The Pennsylvania and Delaware Departments of Transportation are working with the I-95 Coalition to study possible mileage-based taxation for trucks.
The truck study – slated to begin next year — is an extension of a test already underway in both states looking at the feasibility of taxing automobiles on a mileage basis. California and Oregon are pursuing similar studies. In Oregon a group of volunteer drivers are allowed to pay 1.5 cents per mile in place of the fuel tax.
The I-95 Corridor Coalition is an alliance of transportation agencies, toll authorities, public safety and related organizations, stretching from Maine to Florida, with affiliate members in Canada.
Declining fuel prices and pressures on state budgets have taken a big bite out of the traditional user fees normally imposed in the form of fuel taxes. Add in the increasing fuel efficiency of engines and the rising popularity of hybrid and electric vehicles, and it’s easy to see why states are casting about for viable funding alternatives.
Some have turned to public private partnerships that have created toll roads and separate “hot lanes” – but these programs offer realistic financial alternatives only for heavily travelled routes.

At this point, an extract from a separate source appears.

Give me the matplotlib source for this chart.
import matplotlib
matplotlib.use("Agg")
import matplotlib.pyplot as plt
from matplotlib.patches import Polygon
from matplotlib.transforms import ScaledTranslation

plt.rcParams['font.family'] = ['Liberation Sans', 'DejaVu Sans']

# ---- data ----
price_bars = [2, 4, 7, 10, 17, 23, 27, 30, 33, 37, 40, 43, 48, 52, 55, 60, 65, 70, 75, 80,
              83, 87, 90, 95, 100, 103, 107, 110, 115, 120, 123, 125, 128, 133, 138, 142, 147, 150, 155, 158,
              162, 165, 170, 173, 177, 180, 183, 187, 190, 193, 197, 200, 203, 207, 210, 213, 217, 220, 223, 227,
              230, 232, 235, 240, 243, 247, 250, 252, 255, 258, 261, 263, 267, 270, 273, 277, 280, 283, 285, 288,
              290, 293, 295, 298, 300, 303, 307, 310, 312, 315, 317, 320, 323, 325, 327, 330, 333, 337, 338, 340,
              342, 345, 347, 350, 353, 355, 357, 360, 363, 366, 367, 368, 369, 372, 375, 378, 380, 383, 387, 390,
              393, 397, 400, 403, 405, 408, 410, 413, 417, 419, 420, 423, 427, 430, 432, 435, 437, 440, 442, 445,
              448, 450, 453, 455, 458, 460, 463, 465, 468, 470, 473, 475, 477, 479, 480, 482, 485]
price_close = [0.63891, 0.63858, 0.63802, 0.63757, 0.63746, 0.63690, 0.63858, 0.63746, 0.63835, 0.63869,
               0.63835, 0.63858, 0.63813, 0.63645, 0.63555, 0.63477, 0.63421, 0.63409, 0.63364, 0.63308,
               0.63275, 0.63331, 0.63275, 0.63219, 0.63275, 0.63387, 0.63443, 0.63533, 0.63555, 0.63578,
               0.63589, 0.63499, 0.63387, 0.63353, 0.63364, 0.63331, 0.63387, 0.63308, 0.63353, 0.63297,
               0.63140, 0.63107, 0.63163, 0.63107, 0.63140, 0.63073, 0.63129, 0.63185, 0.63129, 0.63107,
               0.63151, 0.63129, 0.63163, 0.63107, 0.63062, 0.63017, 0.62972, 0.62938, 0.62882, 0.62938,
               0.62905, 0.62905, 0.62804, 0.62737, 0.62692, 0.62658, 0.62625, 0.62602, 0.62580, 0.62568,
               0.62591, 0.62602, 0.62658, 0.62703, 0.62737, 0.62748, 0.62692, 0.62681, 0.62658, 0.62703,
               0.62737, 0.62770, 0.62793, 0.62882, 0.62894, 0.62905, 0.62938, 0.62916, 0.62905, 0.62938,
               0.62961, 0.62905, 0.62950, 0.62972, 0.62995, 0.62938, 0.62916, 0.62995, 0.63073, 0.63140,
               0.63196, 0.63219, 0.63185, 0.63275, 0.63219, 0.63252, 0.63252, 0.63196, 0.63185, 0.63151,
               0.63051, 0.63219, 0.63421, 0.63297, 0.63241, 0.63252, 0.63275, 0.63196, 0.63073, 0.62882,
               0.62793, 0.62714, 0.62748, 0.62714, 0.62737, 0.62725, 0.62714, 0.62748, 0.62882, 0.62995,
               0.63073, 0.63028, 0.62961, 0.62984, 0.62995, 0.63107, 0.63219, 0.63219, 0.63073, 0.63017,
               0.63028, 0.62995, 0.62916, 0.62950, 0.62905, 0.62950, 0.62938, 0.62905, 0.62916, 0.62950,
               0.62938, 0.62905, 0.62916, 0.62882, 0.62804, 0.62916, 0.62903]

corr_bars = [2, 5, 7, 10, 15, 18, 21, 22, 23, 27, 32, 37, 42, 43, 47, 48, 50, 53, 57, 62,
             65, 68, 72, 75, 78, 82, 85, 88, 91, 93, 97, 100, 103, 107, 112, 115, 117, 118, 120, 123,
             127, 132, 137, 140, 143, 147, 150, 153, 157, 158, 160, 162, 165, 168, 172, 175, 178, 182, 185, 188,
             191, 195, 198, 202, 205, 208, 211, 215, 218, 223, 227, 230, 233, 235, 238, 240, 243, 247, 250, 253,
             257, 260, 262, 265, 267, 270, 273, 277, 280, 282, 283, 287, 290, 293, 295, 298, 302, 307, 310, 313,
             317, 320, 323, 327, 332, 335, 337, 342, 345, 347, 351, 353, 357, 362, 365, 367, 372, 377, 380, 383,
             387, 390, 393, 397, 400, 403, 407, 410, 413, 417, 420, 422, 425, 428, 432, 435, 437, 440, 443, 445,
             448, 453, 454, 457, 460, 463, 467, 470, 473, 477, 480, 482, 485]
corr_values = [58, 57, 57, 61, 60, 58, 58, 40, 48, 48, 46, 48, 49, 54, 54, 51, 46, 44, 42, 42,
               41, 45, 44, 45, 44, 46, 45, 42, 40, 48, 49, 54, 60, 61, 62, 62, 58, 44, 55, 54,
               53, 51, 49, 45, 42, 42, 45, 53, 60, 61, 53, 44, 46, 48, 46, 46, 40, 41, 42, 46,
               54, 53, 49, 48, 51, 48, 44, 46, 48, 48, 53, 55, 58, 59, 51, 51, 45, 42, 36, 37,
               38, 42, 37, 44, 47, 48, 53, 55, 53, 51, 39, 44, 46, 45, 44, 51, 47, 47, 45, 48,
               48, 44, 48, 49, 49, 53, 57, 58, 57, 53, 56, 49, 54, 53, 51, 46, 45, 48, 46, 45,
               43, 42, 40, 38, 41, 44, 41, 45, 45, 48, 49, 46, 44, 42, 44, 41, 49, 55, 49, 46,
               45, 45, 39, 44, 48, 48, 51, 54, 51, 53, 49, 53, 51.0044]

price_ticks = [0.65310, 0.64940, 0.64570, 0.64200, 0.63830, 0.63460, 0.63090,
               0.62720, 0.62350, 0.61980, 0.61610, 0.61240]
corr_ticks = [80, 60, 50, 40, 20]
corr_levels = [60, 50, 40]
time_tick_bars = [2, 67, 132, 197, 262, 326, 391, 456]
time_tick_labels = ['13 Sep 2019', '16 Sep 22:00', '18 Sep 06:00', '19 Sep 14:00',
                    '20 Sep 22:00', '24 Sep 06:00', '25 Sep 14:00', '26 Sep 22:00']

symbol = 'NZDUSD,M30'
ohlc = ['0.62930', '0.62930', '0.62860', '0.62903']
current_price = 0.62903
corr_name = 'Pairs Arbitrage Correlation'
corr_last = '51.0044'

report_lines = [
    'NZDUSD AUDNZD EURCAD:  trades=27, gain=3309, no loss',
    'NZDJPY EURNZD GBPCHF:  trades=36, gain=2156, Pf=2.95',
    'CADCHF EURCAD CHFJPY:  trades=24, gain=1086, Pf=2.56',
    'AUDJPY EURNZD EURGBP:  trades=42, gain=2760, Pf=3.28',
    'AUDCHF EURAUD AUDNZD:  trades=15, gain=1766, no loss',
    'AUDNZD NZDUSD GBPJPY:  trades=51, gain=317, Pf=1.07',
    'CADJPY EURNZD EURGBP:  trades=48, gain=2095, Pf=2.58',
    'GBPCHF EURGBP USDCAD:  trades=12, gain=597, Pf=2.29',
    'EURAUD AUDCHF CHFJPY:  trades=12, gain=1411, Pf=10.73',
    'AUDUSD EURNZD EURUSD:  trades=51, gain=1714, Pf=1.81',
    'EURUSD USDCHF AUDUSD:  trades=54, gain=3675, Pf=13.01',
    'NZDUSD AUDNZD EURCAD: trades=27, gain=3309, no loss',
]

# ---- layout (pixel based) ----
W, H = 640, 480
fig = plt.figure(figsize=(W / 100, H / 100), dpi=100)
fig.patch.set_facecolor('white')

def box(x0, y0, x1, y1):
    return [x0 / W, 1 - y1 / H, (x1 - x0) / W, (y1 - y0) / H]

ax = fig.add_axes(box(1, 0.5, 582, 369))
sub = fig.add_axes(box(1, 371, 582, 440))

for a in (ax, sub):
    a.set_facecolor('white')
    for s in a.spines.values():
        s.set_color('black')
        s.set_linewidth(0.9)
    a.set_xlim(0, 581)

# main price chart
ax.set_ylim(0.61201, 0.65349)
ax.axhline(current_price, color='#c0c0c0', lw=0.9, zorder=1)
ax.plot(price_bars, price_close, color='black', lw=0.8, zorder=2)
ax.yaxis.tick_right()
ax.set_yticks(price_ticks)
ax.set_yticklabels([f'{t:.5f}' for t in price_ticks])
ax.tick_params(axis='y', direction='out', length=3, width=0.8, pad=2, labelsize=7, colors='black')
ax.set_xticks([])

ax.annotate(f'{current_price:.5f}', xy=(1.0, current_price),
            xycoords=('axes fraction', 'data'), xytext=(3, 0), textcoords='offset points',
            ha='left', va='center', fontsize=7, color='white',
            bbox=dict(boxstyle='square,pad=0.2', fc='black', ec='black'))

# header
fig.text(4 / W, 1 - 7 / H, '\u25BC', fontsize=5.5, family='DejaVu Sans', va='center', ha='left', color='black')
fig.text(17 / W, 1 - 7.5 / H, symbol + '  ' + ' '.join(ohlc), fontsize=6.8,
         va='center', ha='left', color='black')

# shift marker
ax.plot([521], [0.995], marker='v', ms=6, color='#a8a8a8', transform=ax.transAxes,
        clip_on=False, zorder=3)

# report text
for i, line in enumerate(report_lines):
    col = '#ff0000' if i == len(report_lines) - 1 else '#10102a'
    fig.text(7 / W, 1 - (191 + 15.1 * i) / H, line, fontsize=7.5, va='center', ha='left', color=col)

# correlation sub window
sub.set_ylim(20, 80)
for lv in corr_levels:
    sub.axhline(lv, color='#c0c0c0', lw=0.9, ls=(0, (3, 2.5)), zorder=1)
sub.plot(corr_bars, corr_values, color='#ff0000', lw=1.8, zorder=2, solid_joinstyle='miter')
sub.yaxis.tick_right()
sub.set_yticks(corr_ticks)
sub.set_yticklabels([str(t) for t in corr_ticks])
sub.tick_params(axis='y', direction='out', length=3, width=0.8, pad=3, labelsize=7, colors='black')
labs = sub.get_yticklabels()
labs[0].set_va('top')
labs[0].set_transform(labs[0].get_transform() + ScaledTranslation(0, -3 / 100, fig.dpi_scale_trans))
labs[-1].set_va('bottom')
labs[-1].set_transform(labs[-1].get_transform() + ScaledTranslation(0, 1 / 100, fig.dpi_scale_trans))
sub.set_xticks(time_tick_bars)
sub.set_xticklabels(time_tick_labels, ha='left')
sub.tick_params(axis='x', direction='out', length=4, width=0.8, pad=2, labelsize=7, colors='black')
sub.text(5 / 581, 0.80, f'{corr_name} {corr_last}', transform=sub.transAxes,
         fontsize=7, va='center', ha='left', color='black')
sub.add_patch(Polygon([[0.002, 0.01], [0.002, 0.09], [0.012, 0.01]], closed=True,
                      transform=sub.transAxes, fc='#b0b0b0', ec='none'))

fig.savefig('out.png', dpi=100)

The coalition said it hopes to initially recruit 50 trucks to take part in the study next year, expanding that number to several hundred trucks later.
The process sounds relatively painless – data gathered primarily involves information truckers currently must supply to regulators, including International Registration Plan, International Fuel Tax Agreement and hours-of-service data.
The funding for the $1.2 million program comes from the Federal Highway Administration. It includes allocations for lobbying and public relations efforts to make the case that fuel taxes will not be adequate to meet future highway needs.